According to the affidavit of IRS agent Murphy, the 'only information' in response to the I.R.S. summons in this case was a resolution of the 'Board of Directors of the Universal Christian Church' convened pursuant to certain 'By-Laws' that, among other things:
1) 'the Church has not, and cannot make application for tax exempt status.'
2) 'the Church, by secular law, is tax exempt.'
3) 'Most Reverend Mr. Coomes, or any other person, is forbidden to give any documents or information to any governmental official or agency . . ..'
The 'resolution' was signed 'For the Universal Christian Church' by 'Most Reverend Vincent Coomes, President Bishop and Chairman, Board of Directors.'
The contempt in the instant case is civil in nature. See Shillitani v. United States, 384 U.S. 364 (1966) (conditional nature of sentences renders actions civil contempt); Gompers v. Buck's Stove & Range Co., 221 U.S. 418 (1911); DeParcq v.

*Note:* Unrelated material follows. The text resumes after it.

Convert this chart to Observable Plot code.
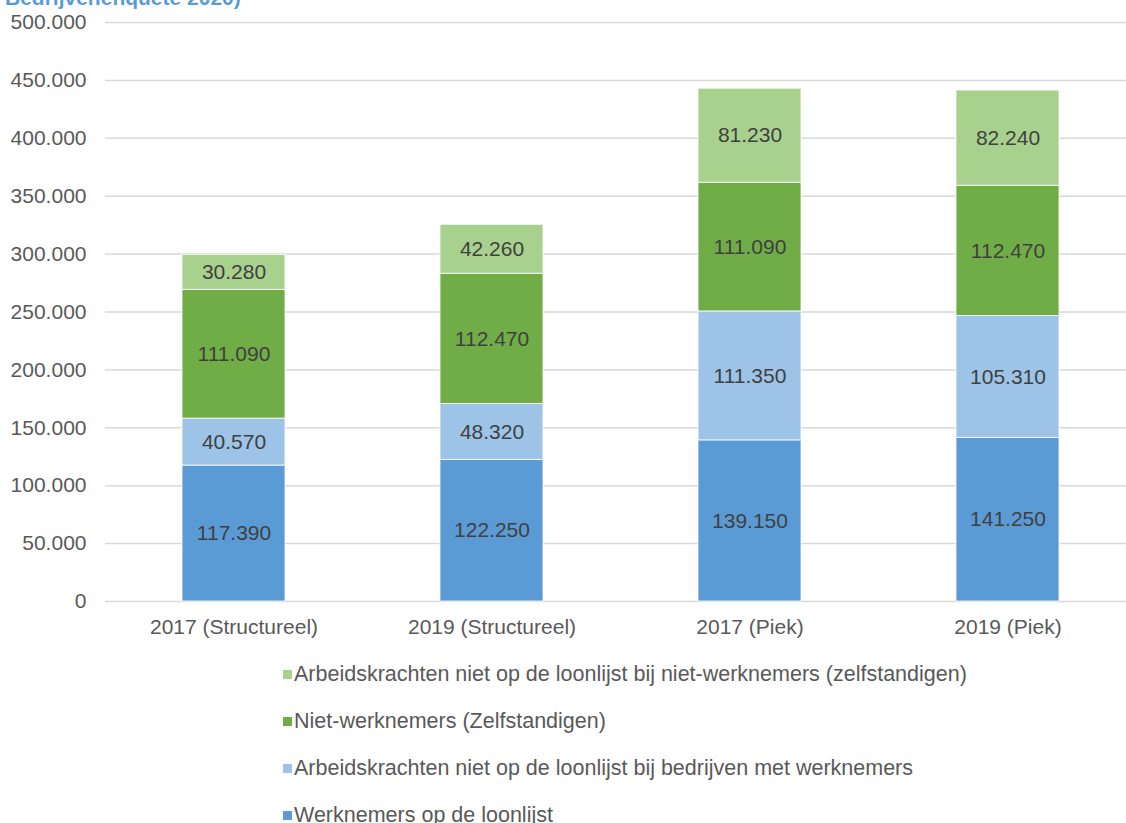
<!DOCTYPE html>
<html>
<head>
<meta charset="utf-8">
<script src="https://cdn.jsdelivr.net/npm/d3@7"></script>
<script src="https://cdn.jsdelivr.net/npm/@observablehq/plot@0.6"></script>
<style>
  html, body { margin: 0; padding: 0; background: #fff; }
  body { width: 1126px; height: 823px; overflow: hidden; position: relative; font-family: "Liberation Sans", Arial, sans-serif; }
  #title { position: absolute; left: 5px; top: -13px; font-size: 21px; line-height: 21px; font-weight: bold; color: #5B9BD5; white-space: nowrap; z-index: 2; }
  #chart svg { display: block; }
  #legend { padding-top: 6px; padding-left: 283px; }
  .row { height: 47px; display: flex; align-items: center; font-size: 21.5px; color: #595959; white-space: nowrap; }
  .sw { width: 9px; height: 9px; margin-right: 2px; flex: none; }
</style>
</head>
<body>
<div id="title">Bedrijvenenquête 2020)</div>
<div id="chart"></div>
<div id="legend"></div>
<script>
const categories = ["2017 (Structureel)", "2019 (Structureel)", "2017 (Piek)", "2019 (Piek)"];
const seriesNames = [
  "Werknemers op de loonlijst",
  "Arbeidskrachten niet op de loonlijst bij bedrijven met werknemers",
  "Niet-werknemers (Zelfstandigen)",
  "Arbeidskrachten niet op de loonlijst bij niet-werknemers (zelfstandigen)"
];
const werknemers = [117390, 122250, 139150, 141250];
const nietLoonlijstBedrijven = [40570, 48320, 111350, 105310];
const nietWerknemers = [111090, 112470, 111090, 112470];
const nietLoonlijstZelfstandigen = [30280, 42260, 81230, 82240];
const seriesColors = ["#5B9BD5", "#9DC3E6", "#70AD47", "#A9D18E"];
const yTicks = [0, 50000, 100000, 150000, 200000, 250000, 300000, 350000, 400000, 450000, 500000];

const seriesValues = [werknemers, nietLoonlijstBedrijven, nietWerknemers, nietLoonlijstZelfstandigen];
const data = [];
seriesNames.forEach((s, si) => {
  categories.forEach((c, ci) => data.push({cat: c, series: s, value: seriesValues[si][ci]}));
});

const nl = d3.formatLocale({decimal: ",", thousands: ".", grouping: [3], currency: ["€", ""]});
const fmt = nl.format(",d");

const chart = Plot.plot({
  width: 1126,
  height: 645,
  marginLeft: 105,
  marginRight: 0,
  marginTop: 22,
  marginBottom: 44,
  style: {fontFamily: "'Liberation Sans', Arial, sans-serif", fontSize: "21px", color: "#595959", background: "white"},
  x: {domain: categories, range: [104, 1137], paddingInner: 0.6, paddingOuter: 0.3, label: null, tickSize: 0, tickPadding: 18},
  y: {domain: [0, 500000], ticks: yTicks, tickFormat: fmt, tickSize: 0, tickPadding: 19, label: null},
  color: {domain: seriesNames, range: seriesColors},
  marks: [
    Plot.gridY(yTicks, {stroke: "#d9d9d9", strokeOpacity: 1, strokeWidth: 1.5}),
    Plot.barY(data, Plot.stackY({x: "cat", y: "value", z: "series", fill: "series", stroke: "white", strokeWidth: 1, strokeOpacity: 0.8})),
    Plot.text(data, Plot.stackY({x: "cat", y: "value", z: "series", text: d => fmt(d.value), fill: "#404040", fontSize: 21}))
  ]
});
document.getElementById("chart").appendChild(chart);

const legend = document.getElementById("legend");
for (let i = seriesNames.length - 1; i >= 0; i--) {
  const row = document.createElement("div");
  row.className = "row";
  const sw = document.createElement("span");
  sw.className = "sw";
  sw.style.background = seriesColors[i];
  const t = document.createElement("span");
  t.textContent = seriesNames[i];
  row.appendChild(sw);
  row.appendChild(t);
  legend.appendChild(row);
}
</script>
</body>
</html>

United States District Court, 235 F.2d 692, 699 (8th Cir. 1956), distinguishing civil and criminal contempt as follows:
(1) Refusal to do an act commanded is civil contempt, while doing a forbidden act is criminal contempt; (2) Punishment for criminal contempt is unconditional, while the judgment for civil contempt is conditional in nature and can be terminated if the contemnor purges himself of the contempt [civil contemnor carries the keys to his prison]; (3) Civil contempt proceedings are entitled as a part of the main cause, while criminal contempt actions are brought in the name of the United States; and (4) The notice in a criminal contempt proceeding must state that the proceeding is criminal in nature.
Clearly then Coomes is subject only to civil contempt in this proceeding. See Fed. R. Civ. P. 45(f) (failure to obey a subpoena is civil contempt).